-- Task to complete --
Write the data below out exactly as it stands. Do not include the pictures.

-- Data --
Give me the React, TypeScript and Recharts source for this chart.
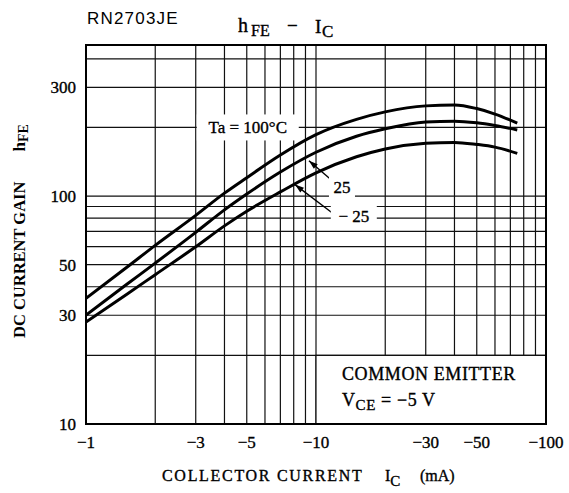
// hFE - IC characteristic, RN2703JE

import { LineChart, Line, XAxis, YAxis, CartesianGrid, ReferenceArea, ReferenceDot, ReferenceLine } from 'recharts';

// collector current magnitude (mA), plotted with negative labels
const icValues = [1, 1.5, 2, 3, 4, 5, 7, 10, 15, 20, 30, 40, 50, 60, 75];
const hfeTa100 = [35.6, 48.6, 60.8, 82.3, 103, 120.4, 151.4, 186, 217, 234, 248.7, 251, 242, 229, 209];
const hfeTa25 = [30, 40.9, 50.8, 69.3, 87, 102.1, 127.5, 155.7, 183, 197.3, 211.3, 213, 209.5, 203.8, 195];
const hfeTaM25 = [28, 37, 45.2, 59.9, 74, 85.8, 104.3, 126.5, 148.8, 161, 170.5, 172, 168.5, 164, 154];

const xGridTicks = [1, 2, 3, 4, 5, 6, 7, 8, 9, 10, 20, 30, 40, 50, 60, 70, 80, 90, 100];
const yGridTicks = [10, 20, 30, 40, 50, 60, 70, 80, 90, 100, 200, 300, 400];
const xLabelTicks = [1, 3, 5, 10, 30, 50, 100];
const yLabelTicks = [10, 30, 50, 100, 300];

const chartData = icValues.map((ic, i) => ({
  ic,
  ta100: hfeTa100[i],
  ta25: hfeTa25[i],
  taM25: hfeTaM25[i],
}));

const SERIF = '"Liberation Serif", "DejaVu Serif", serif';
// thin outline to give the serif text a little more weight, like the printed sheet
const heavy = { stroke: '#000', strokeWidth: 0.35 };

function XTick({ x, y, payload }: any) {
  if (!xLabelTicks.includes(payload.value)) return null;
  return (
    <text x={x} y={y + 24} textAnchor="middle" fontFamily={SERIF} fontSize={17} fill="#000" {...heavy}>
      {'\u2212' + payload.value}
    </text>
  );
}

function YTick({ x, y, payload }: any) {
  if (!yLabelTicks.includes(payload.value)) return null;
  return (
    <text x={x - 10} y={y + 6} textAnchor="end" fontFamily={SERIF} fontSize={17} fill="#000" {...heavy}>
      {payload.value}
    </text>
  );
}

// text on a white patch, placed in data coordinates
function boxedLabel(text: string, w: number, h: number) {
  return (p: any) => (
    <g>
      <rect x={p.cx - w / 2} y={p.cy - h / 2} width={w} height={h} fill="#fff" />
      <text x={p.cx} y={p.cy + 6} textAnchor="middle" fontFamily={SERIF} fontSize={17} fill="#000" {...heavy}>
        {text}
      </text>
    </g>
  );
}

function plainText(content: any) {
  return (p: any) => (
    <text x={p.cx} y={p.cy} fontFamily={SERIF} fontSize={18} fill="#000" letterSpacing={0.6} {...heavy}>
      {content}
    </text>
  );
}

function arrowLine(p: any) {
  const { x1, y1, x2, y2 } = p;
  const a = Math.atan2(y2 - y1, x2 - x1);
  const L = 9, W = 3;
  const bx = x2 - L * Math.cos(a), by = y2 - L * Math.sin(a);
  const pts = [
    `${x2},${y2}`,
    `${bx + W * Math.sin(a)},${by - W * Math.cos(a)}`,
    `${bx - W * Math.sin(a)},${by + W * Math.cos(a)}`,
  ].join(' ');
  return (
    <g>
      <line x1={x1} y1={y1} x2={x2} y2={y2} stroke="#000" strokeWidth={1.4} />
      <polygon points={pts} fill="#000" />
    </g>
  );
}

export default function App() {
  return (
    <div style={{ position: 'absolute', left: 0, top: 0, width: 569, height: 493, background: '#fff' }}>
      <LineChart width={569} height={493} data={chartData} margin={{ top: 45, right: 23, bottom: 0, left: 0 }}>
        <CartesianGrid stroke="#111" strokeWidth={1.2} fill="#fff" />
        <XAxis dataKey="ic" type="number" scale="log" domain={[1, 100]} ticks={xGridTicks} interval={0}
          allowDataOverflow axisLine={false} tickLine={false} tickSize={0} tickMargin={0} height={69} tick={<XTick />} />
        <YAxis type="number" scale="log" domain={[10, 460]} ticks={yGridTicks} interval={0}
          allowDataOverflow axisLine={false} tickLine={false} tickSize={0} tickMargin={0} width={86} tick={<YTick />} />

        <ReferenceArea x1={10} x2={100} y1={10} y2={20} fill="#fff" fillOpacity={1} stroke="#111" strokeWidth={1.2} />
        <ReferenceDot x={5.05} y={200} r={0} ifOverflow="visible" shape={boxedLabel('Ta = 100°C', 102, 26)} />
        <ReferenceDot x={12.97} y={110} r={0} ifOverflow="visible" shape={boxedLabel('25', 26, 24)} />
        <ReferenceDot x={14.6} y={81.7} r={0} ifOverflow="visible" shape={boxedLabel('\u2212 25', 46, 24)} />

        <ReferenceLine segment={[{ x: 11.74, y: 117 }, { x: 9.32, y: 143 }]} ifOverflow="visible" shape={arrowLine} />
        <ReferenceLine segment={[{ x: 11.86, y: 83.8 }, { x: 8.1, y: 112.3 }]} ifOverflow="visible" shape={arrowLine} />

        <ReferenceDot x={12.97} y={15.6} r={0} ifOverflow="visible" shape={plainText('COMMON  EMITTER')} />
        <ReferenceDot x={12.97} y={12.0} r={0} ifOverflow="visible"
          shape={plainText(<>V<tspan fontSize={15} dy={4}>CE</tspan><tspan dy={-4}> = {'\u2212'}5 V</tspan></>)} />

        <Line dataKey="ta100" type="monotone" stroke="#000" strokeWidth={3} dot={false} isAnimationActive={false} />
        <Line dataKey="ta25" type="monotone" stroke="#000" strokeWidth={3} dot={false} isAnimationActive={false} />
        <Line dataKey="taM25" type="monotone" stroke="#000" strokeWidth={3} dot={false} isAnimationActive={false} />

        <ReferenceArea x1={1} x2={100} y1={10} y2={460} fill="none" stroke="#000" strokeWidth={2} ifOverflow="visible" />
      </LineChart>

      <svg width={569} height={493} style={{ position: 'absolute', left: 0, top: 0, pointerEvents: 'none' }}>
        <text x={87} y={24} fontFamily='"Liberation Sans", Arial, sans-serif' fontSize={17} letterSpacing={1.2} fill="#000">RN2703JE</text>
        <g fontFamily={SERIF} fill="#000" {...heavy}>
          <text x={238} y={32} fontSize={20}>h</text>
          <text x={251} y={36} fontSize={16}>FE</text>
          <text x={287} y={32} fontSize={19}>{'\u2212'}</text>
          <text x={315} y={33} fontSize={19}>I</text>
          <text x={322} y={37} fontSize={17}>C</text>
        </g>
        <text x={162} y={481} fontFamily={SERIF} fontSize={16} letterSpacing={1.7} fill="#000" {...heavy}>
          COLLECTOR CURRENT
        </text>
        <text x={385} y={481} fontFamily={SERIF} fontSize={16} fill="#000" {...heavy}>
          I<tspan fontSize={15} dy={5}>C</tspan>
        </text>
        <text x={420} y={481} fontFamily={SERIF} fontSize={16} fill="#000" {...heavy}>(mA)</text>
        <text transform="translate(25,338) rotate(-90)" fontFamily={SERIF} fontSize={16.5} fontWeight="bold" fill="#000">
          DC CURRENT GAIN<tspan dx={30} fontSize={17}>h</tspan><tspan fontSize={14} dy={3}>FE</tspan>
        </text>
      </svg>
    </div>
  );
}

-- The result --
Give me the React, TypeScript and Recharts source for this chart.
// hFE - IC characteristic, RN2703JE

import { LineChart, Line, XAxis, YAxis, CartesianGrid, ReferenceArea, ReferenceDot, ReferenceLine } from 'recharts';

// collector current magnitude (mA), plotted with negative labels
const icValues = [1, 1.5, 2, 3, 4, 5, 7, 10, 15, 20, 30, 40, 50, 60, 75];
const hfeTa100 = [35.6, 48.6, 60.8, 82.3, 103, 120.4, 151.4, 186, 217, 234, 248.7, 251, 242, 229, 209];
const hfeTa25 = [30, 40.9, 50.8, 69.3, 87, 102.1, 127.5, 155.7, 183, 197.3, 211.3, 213, 209.5, 203.8, 195];
const hfeTaM25 = [28, 37, 45.2, 59.9, 74, 85.8, 104.3, 126.5, 148.8, 161, 170.5, 172, 168.5, 164, 154];

const xGridTicks = [1, 2, 3, 4, 5, 6, 7, 8, 9, 10, 20, 30, 40, 50, 60, 70, 80, 90, 100];
const yGridTicks = [10, 20, 30, 40, 50, 60, 70, 80, 90, 100, 200, 300, 400];
const xLabelTicks = [1, 3, 5, 10, 30, 50, 100];
const yLabelTicks = [10, 30, 50, 100, 300];

const chartData = icValues.map((ic, i) => ({
  ic,
  ta100: hfeTa100[i],
  ta25: hfeTa25[i],
  taM25: hfeTaM25[i],
}));

const SERIF = '"Liberation Serif", "DejaVu Serif", serif';
// thin outline to give the serif text a little more weight, like the printed sheet
const heavy = { stroke: '#000', strokeWidth: 0.35 };

function XTick({ x, y, payload }: any) {
  if (!xLabelTicks.includes(payload.value)) return null;
  return (
    <text x={x} y={y + 24} textAnchor="middle" fontFamily={SERIF} fontSize={17} fill="#000" {...heavy}>
      {'\u2212' + payload.value}
    </text>
  );
}

function YTick({ x, y, payload }: any) {
  if (!yLabelTicks.includes(payload.value)) return null;
  return (
    <text x={x - 10} y={y + 6} textAnchor="end" fontFamily={SERIF} fontSize={17} fill="#000" {...heavy}>
      {payload.value}
    </text>
  );
}

// text on a white patch, placed in data coordinates
function boxedLabel(text: string, w: number, h: number) {
  return (p: any) => (
    <g>
      <rect x={p.cx - w / 2} y={p.cy - h / 2} width={w} height={h} fill="#fff" />
      <text x={p.cx} y={p.cy + 6} textAnchor="middle" fontFamily={SERIF} fontSize={17} fill="#000" {...heavy}>
        {text}
      </text>
    </g>
  );
}

function plainText(content: any) {
  return (p: any) => (
    <text x={p.cx} y={p.cy} fontFamily={SERIF} fontSize={18} fill="#000" letterSpacing={0.6} {...heavy}>
      {content}
    </text>
  );
}

function arrowLine(p: any) {
  const { x1, y1, x2, y2 } = p;
  const a = Math.atan2(y2 - y1, x2 - x1);
  const L = 9, W = 3;
  const bx = x2 - L * Math.cos(a), by = y2 - L * Math.sin(a);
  const pts = [
    `${x2},${y2}`,
    `${bx + W * Math.sin(a)},${by - W * Math.cos(a)}`,
    `${bx - W * Math.sin(a)},${by + W * Math.cos(a)}`,
  ].join(' ');
  return (
    <g>
      <line x1={x1} y1={y1} x2={x2} y2={y2} stroke="#000" strokeWidth={1.4} />
      <polygon points={pts} fill="#000" />
    </g>
  );
}

export default function App() {
  return (
    <div style={{ position: 'absolute', left: 0, top: 0, width: 569, height: 493, background: '#fff' }}>
      <LineChart width={569} height={493} data={chartData} margin={{ top: 45, right: 23, bottom: 0, left: 0 }}>
        <CartesianGrid stroke="#111" strokeWidth={1.2} fill="#fff" />
        <XAxis dataKey="ic" type="number" scale="log" domain={[1, 100]} ticks={xGridTicks} interval={0}
          allowDataOverflow axisLine={false} tickLine={false} tickSize={0} tickMargin={0} height={69} tick={<XTick />} />
        <YAxis type="number" scale="log" domain={[10, 460]} ticks={yGridTicks} interval={0}
          allowDataOverflow axisLine={false} tickLine={false} tickSize={0} tickMargin={0} width={86} tick={<YTick />} />

        <ReferenceArea x1={10} x2={100} y1={10} y2={20} fill="#fff" fillOpacity={1} stroke="#111" strokeWidth={1.2} />
        <ReferenceDot x={5.05} y={200} r={0} ifOverflow="visible" shape={boxedLabel('Ta = 100°C', 102, 26)} />
        <ReferenceDot x={12.97} y={110} r={0} ifOverflow="visible" shape={boxedLabel('25', 26, 24)} />
        <ReferenceDot x={14.6} y={81.7} r={0} ifOverflow="visible" shape={boxedLabel('\u2212 25', 46, 24)} />

        <ReferenceLine segment={[{ x: 11.74, y: 117 }, { x: 9.32, y: 143 }]} ifOverflow="visible" shape={arrowLine} />
        <ReferenceLine segment={[{ x: 11.86, y: 83.8 }, { x: 8.1, y: 112.3 }]} ifOverflow="visible" shape={arrowLine} />

        <ReferenceDot x={12.97} y={15.6} r={0} ifOverflow="visible" shape={plainText('COMMON  EMITTER')} />
        <ReferenceDot x={12.97} y={12.0} r={0} ifOverflow="visible"
          shape={plainText(<>V<tspan fontSize={15} dy={4}>CE</tspan><tspan dy={-4}> = {'\u2212'}5 V</tspan></>)} />

        <Line dataKey="ta100" type="monotone" stroke="#000" strokeWidth={3} dot={false} isAnimationActive={false} />
        <Line dataKey="ta25" type="monotone" stroke="#000" strokeWidth={3} dot={false} isAnimationActive={false} />
        <Line dataKey="taM25" type="monotone" stroke="#000" strokeWidth={3} dot={false} isAnimationActive={false} />

        <ReferenceArea x1={1} x2={100} y1={10} y2={460} fill="none" stroke="#000" strokeWidth={2} ifOverflow="visible" />
      </LineChart>

      <svg width={569} height={493} style={{ position: 'absolute', left: 0, top: 0, pointerEvents: 'none' }}>
        <text x={87} y={24} fontFamily='"Liberation Sans", Arial, sans-serif' fontSize={17} letterSpacing={1.2} fill="#000">RN2703JE</text>
        <g fontFamily={SERIF} fill="#000" {...heavy}>
          <text x={238} y={32} fontSize={20}>h</text>
          <text x={251} y={36} fontSize={16}>FE</text>
          <text x={287} y={32} fontSize={19}>{'\u2212'}</text>
          <text x={315} y={33} fontSize={19}>I</text>
          <text x={322} y={37} fontSize={17}>C</text>
        </g>
        <text x={162} y={481} fontFamily={SERIF} fontSize={16} letterSpacing={1.7} fill="#000" {...heavy}>
          COLLECTOR CURRENT
        </text>
        <text x={385} y={481} fontFamily={SERIF} fontSize={16} fill="#000" {...heavy}>
          I<tspan fontSize={15} dy={5}>C</tspan>
        </text>
        <text x={420} y={481} fontFamily={SERIF} fontSize={16} fill="#000" {...heavy}>(mA)</text>
        <text transform="translate(25,338) rotate(-90)" fontFamily={SERIF} fontSize={16.5} fontWeight="bold" fill="#000">
          DC CURRENT GAIN<tspan dx={30} fontSize={17}>h</tspan><tspan fontSize={14} dy={3}>FE</tspan>
        </text>
      </svg>
    </div>
  );
}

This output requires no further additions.